Task to carry out:
Extract all lines from the data beneath that include the word "with".

Excerpted records:
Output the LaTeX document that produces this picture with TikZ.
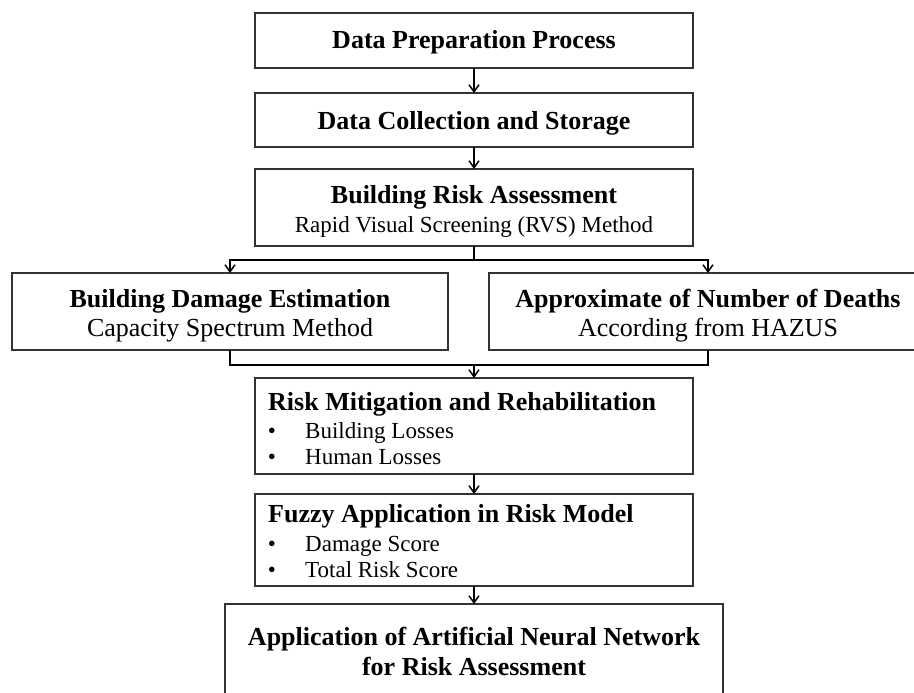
\documentclass[tikz,border=0pt]{standalone}
\usepackage{fontspec}
\setmainfont{Liberation Serif}
\usetikzlibrary{arrows.meta}
\begin{document}
\begin{tikzpicture}[x=1pt,y=-1pt,
  box/.style={draw=black!80, line width=1.2pt, inner sep=0pt, outer sep=0pt, fill=white},
  conn/.style={line width=1.6pt, black},
  arr/.style={conn, -{Straight Barb[length=7pt,width=10pt,line width=1.5pt]}},
  hd/.style={font=\fontsize{26}{30}\selectfont\bfseries, anchor=base, inner sep=0pt},
  sub/.style={font=\fontsize{23}{27}\selectfont, anchor=base, inner sep=0pt},
  subl/.style={font=\fontsize{26}{30}\selectfont, anchor=base, inner sep=0pt}
]
\useasboundingbox (0,0) rectangle (914,693);
\clip (0,0) rectangle (914,693);
\fill[white] (0,0) rectangle (914,693);

% boxes
\node[box, minimum width=438pt, minimum height=55pt] (b1) at (474,40.5) {};
\node[box, minimum width=438pt, minimum height=54pt] (b2) at (474,120) {};
\node[box, minimum width=438pt, minimum height=77pt] (b3) at (474,207.5) {};
\node[box, minimum width=436pt, minimum height=77pt] (bl) at (230,311.5) {};
\node[box, minimum width=438pt, minimum height=77pt] (br) at (708,311.5) {};
\node[box, minimum width=438pt, minimum height=96pt] (rm) at (474,426) {};
\node[box, minimum width=438pt, minimum height=92pt] (fz) at (474,540) {};
\node[box, minimum width=498pt, minimum height=136pt] (ann) at (474,672) {};

% connectors
\coordinate (split) at (474,260);
\coordinate (merge) at (474,365);
\draw[arr] (b1.south) -- (b2.north);
\draw[arr] (b2.south) -- (b3.north);
\draw[conn] (b3.south) -- (split);
\draw[arr] (split) -| (bl.north);
\draw[arr] (split) -| (br.north);
\draw[conn] (bl.south) |- (merge);
\draw[conn] (br.south) |- (merge);
\draw[arr] (merge) -- (rm.north);
\draw[arr] (rm.south) -- (fz.north);
\draw[arr] (fz.south) -- (ann.north);

% texts
\node[hd] (t1) at (474,49) {Data Preparation Process};
\node[hd] (t2) at (474,129) {Data Collection and Storage};
\node[hd] (t3a) at (474,203) {Building Risk Assessment};
\node[sub] (t3b) at (474,232) {Rapid Visual Screening (RVS) Method};
\node[hd] (tla) at (230,307) {Building Damage Estimation};
\node[subl] (tlb) at (230,336) {Capacity Spectrum Method};
\node[hd] (tra) at (708,307) {Approximate of Number of Deaths};
\node[subl] (trb) at (708,336) {According from HAZUS};

\node[hd, anchor=base west] (rma) at (268,410) {Risk Mitigation and Rehabilitation};
\node[sub] (rmd1) at (272,438) {\textbullet};
\node[sub, anchor=base west] (rmb1) at (305,438) {Building Losses};
\node[sub] (rmd2) at (272,464) {\textbullet};
\node[sub, anchor=base west] (rmb2) at (305,464) {Human Losses};

\node[hd, anchor=base west] (fza) at (268,522) {Fuzzy Application in Risk Model};
\node[sub] (fzd1) at (272,551) {\textbullet};
\node[sub, anchor=base west] (fzb1) at (305,551) {Damage Score};
\node[sub] (fzd2) at (272,577) {\textbullet};
\node[sub, anchor=base west] (fzb2) at (305,577) {Total Risk Score};

\node[hd] (anna) at (474,645) {Application of Artificial Neural Network};
\node[hd] (annb) at (474,675) {for Risk Assessment};
\end{tikzpicture}
\end{document}
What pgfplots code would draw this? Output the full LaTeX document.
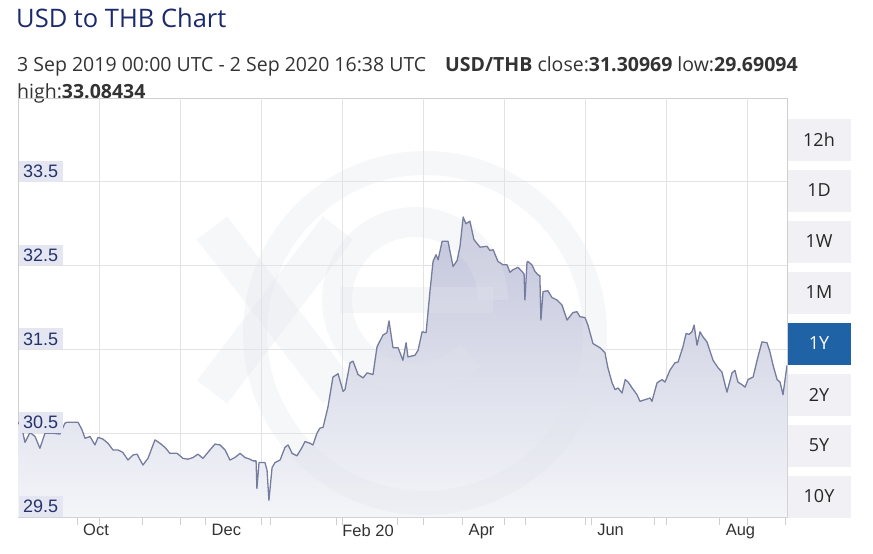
\documentclass[border=0pt]{standalone}
\usepackage{fontspec}
\setmainfont{Open Sans}
\newfontfamily\arialf{Liberation Sans}
\usepackage{pgfplots}
\usepackage{pgfplotstable}
\pgfplotsset{compat=1.18}
\definecolor{titlecol}{HTML}{1B2A6B}
\definecolor{subcol}{HTML}{333333}
\definecolor{linecol}{HTML}{767C9E}
\definecolor{filltop}{HTML}{C2C5DB}
\definecolor{fillbot}{HTML}{F4F5F9}
\definecolor{gridcol}{HTML}{E3E3E3}
\definecolor{axcol}{HTML}{CFCFCF}
\definecolor{lblbg}{HTML}{E4E6F1}
\definecolor{lblfg}{HTML}{27326A}
\definecolor{btnbg}{HTML}{F0F0F5}
\definecolor{btnsel}{HTML}{1F62A6}
\definecolor{wm}{HTML}{E2E4EC}
\tikzset{ylabels/.style={anchor=south west, xshift=0.5bp, fill=lblbg, text=lblfg,
     inner xsep=4.5bp, inner ysep=4bp, font=\arialf\fontsize{18bp}{20bp}\selectfont}}

% day = days since 3 Sep 2019, rate = USD/THB
\pgfplotstableread{
day rate
0 30.63
1.9 30.56
3.3 30.39
5.7 30.51
8.1 30.46
10.4 30.32
12.8 30.50
16.6 30.50
19.9 30.49
22.3 30.62
23.3 30.63
28.5 30.63
30.4 30.54
31.8 30.44
34.2 30.46
36.5 30.36
38.0 30.45
40.3 30.43
42.7 30.38
45.1 30.30
47.5 30.30
49.8 30.27
52.2 30.18
54.6 30.24
56.5 30.25
59.3 30.12
61.7 30.20
65.0 30.42
67.4 30.38
69.8 30.33
72.1 30.26
75.5 30.26
78.3 30.20
80.7 30.19
83.1 30.21
85.4 30.25
87.8 30.20
91.1 30.30
93.5 30.37
95.9 30.36
98.3 30.30
100.6 30.18
103.0 30.21
105.4 30.26
107.7 30.21
110.1 30.19
111.5 30.17
113.0 30.17
113.4 29.84
114.4 30.15
117.2 30.15
118.2 30.06
119.1 29.70
120.6 30.09
122.0 30.15
124.4 30.18
126.7 30.33
128.2 30.36
130.1 30.26
132.4 30.23
134.8 30.33
136.2 30.40
138.6 30.38
140.0 30.36
141.9 30.50
143.3 30.56
144.8 30.57
147.1 30.81
149.5 31.17
151.9 31.21
154.3 31.00
155.2 31.02
157.6 31.34
159.0 31.36
161.4 31.20
163.8 31.16
165.7 31.22
168.5 31.20
170.4 31.53
173.2 31.67
175.1 31.70
176.1 31.84
178.0 31.52
180.4 31.52
182.7 31.37
184.2 31.58
185.1 31.41
188.4 31.43
189.9 31.49
191.8 31.71
193.7 31.70
195.6 32.21
197.0 32.55
198.4 32.63
199.4 32.57
201.3 32.79
204.1 32.79
206.5 32.49
208.4 32.56
209.8 32.73
211.3 33.08
212.6 33.00
214.5 33.03
216.4 32.81
219.3 32.72
222.6 32.73
224.0 32.68
225.5 32.69
227.8 32.55
230.2 32.51
232.1 32.51
233.5 32.42
234.9 32.45
237.3 32.48
239.2 32.43
240.2 32.40
240.6 32.09
241.6 32.54
242.0 32.55
243.9 32.51
245.4 32.43
246.8 32.39
247.7 32.38
248.2 31.85
249.2 32.19
251.5 32.20
253.4 32.12
255.8 32.09
258.2 32.03
260.6 31.85
263.4 31.94
265.3 31.95
266.7 31.89
269.1 31.88
270.5 31.79
272.9 31.57
276.2 31.52
278.6 31.46
280.0 31.28
282.0 31.10
283.4 31.02
284.8 31.04
286.7 30.98
288.2 31.14
289.6 31.11
291.5 31.04
293.8 30.96
295.2 30.88
297.6 30.90
300.0 30.92
300.9 30.88
303.3 31.10
305.7 31.14
307.1 31.11
309.4 31.25
311.8 31.34
313.3 31.35
315.6 31.53
317.1 31.69
318.5 31.68
319.9 31.71
320.9 31.79
322.3 31.55
323.7 31.71
325.1 31.65
327.0 31.59
329.9 31.37
332.3 31.28
334.1 31.23
336.5 30.99
338.9 31.22
340.3 31.25
341.7 31.11
343.6 31.08
345.1 31.05
346.5 31.14
348.9 31.17
351.2 31.41
353.1 31.59
355.5 31.58
356.9 31.47
358.4 31.31
360.3 31.14
361.7 31.11
363.1 30.96
365.0 31.31
}\ratedata

\newcommand{\px}[2]{(rel axis cs:{(#1-18)/769},{(517-#2)/419})}

\begin{document}
\begin{tikzpicture}
\useasboundingbox (0,0) rectangle (873bp,-554bp);
% header
\node[anchor=base west, inner sep=0, text=titlecol, font=\fontsize{25.5bp}{30bp}\selectfont] at (16bp,-27bp) {USD to THB Chart};
\node[anchor=base west, inner sep=0, text=subcol, font=\fontsize{19.5bp}{22bp}\selectfont] at (17bp,-71bp) {3 Sep 2019 00:00 UTC - 2 Sep 2020 16:38 UTC\hspace{19bp}\textbf{USD/THB} close:\textbf{31.30969} low:\textbf{29.69094}};
\node[anchor=base west, inner sep=0, text=subcol, font=\fontsize{19.5bp}{22bp}\selectfont] at (17bp,-98bp) {high:\textbf{33.08434}};
% range buttons
\foreach \lab [count=\i from 0] in {12h,1D,1W,1M,1Y,2Y,5Y,10Y}{
  \pgfmathsetmacro{\yt}{118.5+51*\i}
  \ifnum\i=4
    \fill[btnsel] (787.5bp,-\yt bp) rectangle (851bp,-\yt bp-42.5bp);
    \node[text=white, font=\fontsize{18bp}{20bp}\selectfont] at (819bp,-\yt bp-21bp) {\lab};
  \else
    \fill[btnbg] (787.5bp,-\yt bp) rectangle (851bp,-\yt bp-42.5bp);
    \node[text=black!85, font=\fontsize{18bp}{20bp}\selectfont] at (819bp,-\yt bp-21bp) {\lab};
  \fi
}
\begin{axis}[
  at={(18bp,-517bp)}, anchor=south west,
  scale only axis, width=769bp, height=419bp,
  xmin=0, xmax=365, ymin=29.5, ymax=34.5,
  axis line style={draw=axcol, line width=0.8bp},
  major tick length=8bp,
  xtick={28,59,89,120,151,180,211,241,272,302,333,364},
  xticklabels={Oct,,Dec,,Feb 20,,Apr,,Jun,,Aug,},
  xtick pos=bottom, tick align=outside,
  x tick style={draw=axcol, line width=0.8bp},
  xticklabel style={anchor=north west, xshift=4bp, yshift=3bp, inner sep=2bp,
     text=subcol, font=\arialf\fontsize{16.5bp}{18bp}\selectfont},
  extra x ticks={38.45,76.9,115.35,153.8,192.25,230.7,269.15,307.6,346.05},
  extra x tick labels={},
  extra x tick style={grid=major, tick style={draw=none}},
  ytick={29.5,30.5,31.5,32.5,33.5,34.5},
  yticklabels={},
  ytick pos=left,
  y tick style={draw=none},
  ymajorgrids,
  grid style={draw=gridcol, line width=0.8bp},
]
\addplot[draw=none, top color=filltop, bottom color=fillbot] table[x=day,y=rate]{\ratedata} \closedcycle;
% watermark
\begin{scope}[draw=wm, opacity=0.3, line cap=butt]
  \draw[line width=24bp] \px{425}{333} circle[radius=170bp];
  \draw[line width=30bp] \px{493}{300} arc[start angle=0, end angle=315, radius=78bp];
  \draw[line width=26bp] \px{340}{300} -- \px{493}{300};
  \draw[line width=38bp] \px{212}{228} -- \px{338}{392};
  \draw[line width=38bp] \px{212}{392} -- \px{338}{228};
\end{scope}
\addplot[draw=linecol, line width=1.3bp, line join=round] table[x=day,y=rate]{\ratedata};
\node[ylabels] at (axis cs:0,29.5) {29.5};
\node[ylabels] at (axis cs:0,30.5) {30.5};
\node[ylabels] at (axis cs:0,31.5) {31.5};
\node[ylabels] at (axis cs:0,32.5) {32.5};
\node[ylabels] at (axis cs:0,33.5) {33.5};
\end{axis}
\end{tikzpicture}
\end{document}
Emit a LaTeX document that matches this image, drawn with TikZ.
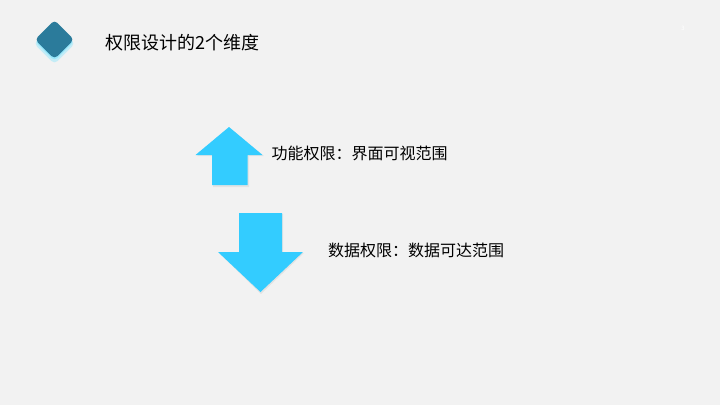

Exercise result:
Output the LaTeX document that produces this picture with TikZ.
Emit a LaTeX document that matches this image, drawn with TikZ.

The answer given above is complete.